Characterization and activity of stannum modified Hβ catalysts for transesterification of dimethyl oxalate with phenol

The transesterification of dimethyl oxalate (DMO) with phenol over stannum modified Hβ was conducted to prepare diphenyl oxalate (DPO) used to produce diphenyl carbonate (DPC). The component, structure and phase of Hβ catalysts with various Sn loadings were investigated. The relationship between the catalytic properties and the amount of Sn loadings was discussed. The catalyst of Hβ with 2 wt.% Sn loading based on metal performed best, giving 75.3% conversion of DMO and 24.0% selectivity to DPO. At Sn loadings below 2 wt.%, Sn was highly dispersed as monolayer, but at higher loadings it was crystallized into bulk tin dioxide, and the catalytic activity decreased. The curve of XPS peak intensity ratio of Sn 3d/Si 2p versus Sn loadings estimated the dispersed capacity of Sn on Hβ to be 2.1% Sn loading, which was in good agreement with the value obtained from XRD analysis.
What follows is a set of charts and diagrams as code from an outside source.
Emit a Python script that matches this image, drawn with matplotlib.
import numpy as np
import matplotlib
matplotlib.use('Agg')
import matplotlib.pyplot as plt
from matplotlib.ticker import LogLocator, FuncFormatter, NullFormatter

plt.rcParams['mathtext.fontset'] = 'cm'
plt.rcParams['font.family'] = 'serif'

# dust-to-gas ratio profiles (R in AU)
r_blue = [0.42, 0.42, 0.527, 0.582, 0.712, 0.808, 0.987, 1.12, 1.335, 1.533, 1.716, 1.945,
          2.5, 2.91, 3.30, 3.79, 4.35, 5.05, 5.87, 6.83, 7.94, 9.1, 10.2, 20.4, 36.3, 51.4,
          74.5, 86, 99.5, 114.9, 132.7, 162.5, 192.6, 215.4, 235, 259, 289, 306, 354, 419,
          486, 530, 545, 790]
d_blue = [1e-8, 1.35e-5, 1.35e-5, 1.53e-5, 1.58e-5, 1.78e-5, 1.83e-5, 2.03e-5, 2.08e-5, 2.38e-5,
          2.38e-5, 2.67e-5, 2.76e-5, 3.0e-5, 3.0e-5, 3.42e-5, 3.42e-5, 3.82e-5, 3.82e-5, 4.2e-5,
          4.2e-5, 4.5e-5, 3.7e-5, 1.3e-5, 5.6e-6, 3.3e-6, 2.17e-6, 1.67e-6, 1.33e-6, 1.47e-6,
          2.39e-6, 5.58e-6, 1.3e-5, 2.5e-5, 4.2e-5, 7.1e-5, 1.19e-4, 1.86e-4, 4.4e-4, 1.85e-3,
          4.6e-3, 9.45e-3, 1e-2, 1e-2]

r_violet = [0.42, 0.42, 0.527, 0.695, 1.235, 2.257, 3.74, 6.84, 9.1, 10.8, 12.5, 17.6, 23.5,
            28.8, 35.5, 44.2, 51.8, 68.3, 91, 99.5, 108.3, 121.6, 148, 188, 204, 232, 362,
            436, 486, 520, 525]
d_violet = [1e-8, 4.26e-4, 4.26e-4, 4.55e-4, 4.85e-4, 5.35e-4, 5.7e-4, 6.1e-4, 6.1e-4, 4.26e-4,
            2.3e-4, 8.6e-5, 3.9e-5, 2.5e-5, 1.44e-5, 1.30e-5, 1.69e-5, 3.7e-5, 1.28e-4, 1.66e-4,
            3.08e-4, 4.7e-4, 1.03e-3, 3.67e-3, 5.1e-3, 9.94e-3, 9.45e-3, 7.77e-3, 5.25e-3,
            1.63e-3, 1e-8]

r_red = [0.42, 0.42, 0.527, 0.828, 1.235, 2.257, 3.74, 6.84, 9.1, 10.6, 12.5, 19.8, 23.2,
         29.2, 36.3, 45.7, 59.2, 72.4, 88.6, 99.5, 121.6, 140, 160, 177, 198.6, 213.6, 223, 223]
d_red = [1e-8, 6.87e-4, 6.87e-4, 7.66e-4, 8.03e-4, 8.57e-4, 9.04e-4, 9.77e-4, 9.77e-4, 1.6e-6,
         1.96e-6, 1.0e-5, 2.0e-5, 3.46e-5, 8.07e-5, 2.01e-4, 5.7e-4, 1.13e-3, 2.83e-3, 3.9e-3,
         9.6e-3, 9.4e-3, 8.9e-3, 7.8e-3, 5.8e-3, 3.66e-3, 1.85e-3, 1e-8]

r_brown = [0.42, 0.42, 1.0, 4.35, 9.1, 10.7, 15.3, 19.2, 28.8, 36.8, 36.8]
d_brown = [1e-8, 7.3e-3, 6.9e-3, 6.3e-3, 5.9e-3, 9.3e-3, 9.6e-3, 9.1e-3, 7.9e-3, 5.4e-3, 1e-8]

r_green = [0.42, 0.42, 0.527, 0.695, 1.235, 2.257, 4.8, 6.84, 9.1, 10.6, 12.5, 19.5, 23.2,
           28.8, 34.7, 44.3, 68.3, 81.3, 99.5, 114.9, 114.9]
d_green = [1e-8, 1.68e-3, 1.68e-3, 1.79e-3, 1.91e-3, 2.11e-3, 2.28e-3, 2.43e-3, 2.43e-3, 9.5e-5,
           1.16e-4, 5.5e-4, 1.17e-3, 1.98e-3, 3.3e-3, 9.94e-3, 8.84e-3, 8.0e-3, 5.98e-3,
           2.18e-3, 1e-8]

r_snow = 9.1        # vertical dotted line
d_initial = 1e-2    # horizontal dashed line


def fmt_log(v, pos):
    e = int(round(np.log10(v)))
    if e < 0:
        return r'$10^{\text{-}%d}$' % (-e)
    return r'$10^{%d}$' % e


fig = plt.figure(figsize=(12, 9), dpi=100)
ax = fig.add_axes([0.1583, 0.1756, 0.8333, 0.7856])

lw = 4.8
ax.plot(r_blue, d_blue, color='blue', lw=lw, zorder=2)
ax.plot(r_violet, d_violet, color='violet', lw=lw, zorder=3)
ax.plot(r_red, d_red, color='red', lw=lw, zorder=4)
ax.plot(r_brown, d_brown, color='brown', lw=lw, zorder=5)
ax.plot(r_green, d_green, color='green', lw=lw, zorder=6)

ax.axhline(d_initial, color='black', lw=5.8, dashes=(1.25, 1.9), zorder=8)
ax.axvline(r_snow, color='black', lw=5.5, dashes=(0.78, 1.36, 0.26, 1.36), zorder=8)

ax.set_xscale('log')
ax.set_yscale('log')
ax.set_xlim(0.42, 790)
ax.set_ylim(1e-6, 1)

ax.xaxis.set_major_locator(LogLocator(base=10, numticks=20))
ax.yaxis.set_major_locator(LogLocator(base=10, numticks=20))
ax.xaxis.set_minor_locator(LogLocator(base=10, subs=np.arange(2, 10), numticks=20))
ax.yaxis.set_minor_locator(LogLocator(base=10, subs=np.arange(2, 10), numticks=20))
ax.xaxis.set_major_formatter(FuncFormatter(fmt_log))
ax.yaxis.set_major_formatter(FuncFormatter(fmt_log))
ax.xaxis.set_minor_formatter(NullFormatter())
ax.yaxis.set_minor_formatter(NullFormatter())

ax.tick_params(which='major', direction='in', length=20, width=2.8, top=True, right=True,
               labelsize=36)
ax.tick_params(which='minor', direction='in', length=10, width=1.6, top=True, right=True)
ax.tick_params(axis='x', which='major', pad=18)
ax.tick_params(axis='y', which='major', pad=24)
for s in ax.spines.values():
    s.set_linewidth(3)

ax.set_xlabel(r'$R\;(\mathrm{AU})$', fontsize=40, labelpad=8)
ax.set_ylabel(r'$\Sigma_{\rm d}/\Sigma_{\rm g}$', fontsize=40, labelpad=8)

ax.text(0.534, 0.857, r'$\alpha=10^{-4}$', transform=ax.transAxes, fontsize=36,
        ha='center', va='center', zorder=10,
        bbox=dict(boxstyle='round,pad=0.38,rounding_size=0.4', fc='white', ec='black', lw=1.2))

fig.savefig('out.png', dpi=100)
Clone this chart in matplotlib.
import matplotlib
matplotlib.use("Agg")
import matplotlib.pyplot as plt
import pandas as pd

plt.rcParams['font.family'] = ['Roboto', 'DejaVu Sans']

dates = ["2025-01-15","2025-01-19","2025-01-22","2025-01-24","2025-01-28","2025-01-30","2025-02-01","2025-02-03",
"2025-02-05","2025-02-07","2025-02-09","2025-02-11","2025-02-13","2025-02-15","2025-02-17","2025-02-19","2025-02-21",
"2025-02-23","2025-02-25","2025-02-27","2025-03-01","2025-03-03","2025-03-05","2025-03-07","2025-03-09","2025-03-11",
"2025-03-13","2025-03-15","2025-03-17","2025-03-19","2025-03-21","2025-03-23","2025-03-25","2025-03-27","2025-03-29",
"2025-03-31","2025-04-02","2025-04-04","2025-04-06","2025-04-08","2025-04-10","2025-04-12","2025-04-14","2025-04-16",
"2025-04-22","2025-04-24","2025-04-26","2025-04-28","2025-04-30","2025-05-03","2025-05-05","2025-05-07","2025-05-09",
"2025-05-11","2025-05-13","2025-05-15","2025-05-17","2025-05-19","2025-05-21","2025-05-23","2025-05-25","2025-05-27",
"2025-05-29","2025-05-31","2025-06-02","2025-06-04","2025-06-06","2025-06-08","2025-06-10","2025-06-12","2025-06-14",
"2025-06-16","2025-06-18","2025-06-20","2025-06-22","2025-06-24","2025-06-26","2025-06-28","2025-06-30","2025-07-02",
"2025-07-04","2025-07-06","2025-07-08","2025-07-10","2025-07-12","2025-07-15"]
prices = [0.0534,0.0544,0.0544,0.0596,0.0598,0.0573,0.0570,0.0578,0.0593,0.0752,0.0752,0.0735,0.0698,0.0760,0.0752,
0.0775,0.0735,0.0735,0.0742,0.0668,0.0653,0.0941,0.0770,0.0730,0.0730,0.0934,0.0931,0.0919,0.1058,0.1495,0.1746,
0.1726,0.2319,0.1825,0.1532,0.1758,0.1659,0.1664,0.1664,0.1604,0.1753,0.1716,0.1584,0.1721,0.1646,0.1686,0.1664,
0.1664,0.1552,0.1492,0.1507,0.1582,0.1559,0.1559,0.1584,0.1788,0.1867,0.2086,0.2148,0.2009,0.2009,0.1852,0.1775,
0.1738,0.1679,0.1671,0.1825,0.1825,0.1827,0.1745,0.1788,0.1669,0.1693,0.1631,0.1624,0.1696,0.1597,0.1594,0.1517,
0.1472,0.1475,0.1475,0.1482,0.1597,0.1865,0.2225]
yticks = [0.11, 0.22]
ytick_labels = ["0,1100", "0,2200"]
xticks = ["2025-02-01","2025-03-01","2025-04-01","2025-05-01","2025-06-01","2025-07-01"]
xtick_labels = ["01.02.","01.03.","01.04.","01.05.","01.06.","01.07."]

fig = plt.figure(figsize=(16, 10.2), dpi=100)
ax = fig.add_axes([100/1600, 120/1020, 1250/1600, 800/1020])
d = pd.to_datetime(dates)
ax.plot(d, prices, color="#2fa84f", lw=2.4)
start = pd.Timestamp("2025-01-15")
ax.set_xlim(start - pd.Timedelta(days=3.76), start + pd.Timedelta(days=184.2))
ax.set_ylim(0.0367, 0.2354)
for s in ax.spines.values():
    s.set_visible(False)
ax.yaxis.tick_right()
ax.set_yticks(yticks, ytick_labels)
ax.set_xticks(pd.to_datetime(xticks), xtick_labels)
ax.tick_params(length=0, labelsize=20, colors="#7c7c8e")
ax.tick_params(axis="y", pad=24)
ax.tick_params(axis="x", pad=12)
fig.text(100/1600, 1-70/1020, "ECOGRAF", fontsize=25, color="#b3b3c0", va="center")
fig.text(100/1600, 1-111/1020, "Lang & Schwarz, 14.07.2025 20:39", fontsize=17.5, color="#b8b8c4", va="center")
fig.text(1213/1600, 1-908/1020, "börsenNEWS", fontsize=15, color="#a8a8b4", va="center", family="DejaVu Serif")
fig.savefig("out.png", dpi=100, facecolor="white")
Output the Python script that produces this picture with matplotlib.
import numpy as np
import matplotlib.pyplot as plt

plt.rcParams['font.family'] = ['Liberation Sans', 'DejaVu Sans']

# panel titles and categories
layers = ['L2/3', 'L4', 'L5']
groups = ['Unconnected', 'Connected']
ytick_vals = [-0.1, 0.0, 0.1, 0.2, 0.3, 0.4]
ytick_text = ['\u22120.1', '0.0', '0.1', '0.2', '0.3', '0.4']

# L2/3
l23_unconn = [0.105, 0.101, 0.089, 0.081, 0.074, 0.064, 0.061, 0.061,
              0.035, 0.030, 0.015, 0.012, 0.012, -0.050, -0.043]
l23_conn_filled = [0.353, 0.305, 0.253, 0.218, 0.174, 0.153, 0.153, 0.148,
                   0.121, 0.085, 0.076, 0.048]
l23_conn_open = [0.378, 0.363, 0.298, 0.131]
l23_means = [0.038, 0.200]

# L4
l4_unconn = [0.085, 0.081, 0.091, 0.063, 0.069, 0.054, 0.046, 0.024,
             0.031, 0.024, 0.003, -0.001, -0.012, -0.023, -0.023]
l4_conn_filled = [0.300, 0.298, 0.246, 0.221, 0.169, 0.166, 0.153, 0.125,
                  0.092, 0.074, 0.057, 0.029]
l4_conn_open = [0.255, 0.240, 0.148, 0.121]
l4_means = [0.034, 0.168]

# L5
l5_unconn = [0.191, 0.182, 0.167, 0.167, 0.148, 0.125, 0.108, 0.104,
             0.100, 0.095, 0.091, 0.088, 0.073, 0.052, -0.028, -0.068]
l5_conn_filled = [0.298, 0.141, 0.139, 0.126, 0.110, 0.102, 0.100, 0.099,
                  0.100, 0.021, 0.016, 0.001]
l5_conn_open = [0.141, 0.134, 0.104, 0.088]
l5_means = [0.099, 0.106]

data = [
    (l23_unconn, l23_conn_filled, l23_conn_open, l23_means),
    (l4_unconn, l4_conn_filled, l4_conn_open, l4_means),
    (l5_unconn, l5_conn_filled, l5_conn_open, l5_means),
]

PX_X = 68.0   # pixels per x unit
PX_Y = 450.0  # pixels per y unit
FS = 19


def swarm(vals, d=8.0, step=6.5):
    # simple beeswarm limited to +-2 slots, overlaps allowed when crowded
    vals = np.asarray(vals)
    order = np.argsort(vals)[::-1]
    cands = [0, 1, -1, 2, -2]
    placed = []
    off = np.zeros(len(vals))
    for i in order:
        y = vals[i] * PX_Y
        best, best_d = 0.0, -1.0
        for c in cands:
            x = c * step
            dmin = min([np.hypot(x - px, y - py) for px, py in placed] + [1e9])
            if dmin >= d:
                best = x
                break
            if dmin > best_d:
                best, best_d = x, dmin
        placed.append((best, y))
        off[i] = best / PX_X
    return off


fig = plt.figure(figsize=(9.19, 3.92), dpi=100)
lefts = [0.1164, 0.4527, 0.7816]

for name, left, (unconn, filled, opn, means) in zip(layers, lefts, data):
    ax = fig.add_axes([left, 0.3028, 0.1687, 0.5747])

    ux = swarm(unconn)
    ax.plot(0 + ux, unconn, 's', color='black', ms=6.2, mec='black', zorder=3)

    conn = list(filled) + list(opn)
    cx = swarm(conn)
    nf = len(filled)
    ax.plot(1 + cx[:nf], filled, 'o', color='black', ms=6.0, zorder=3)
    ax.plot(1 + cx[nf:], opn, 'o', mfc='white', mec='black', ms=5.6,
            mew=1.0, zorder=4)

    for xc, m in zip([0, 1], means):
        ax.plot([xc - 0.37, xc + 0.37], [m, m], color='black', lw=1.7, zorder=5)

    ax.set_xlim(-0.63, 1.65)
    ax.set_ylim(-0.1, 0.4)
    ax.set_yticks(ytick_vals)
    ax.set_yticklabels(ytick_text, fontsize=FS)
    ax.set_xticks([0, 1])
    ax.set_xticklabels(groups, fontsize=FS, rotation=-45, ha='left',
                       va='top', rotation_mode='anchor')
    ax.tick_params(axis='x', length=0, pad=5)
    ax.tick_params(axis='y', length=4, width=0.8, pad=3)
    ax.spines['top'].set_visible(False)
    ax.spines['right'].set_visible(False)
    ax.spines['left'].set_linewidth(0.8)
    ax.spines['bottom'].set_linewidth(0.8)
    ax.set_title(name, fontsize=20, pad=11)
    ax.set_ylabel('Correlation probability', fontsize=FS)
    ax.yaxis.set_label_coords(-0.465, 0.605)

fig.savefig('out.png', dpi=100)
NH3-TPD results showed that the amount of Sn loading had effect only on the strength of the weak surface acid sites on Hβ. And the decrease of selectivity to anisole was not due to the change of the weak acid sites. Maybe, SnO2 accelerated to the formation of MPO and DPO. FTIR analysis of adsorbed pyridine showed that many Lewis acid sites and few Brönsted acid sites were present on Hβ catalysts with or without Sn modified. The acid sites together with SnO2 active centers catalyzed the transesterification of DMO with phenol. Especially, SnO2 active centers were in favor of the disproportionation of MPO into DPO.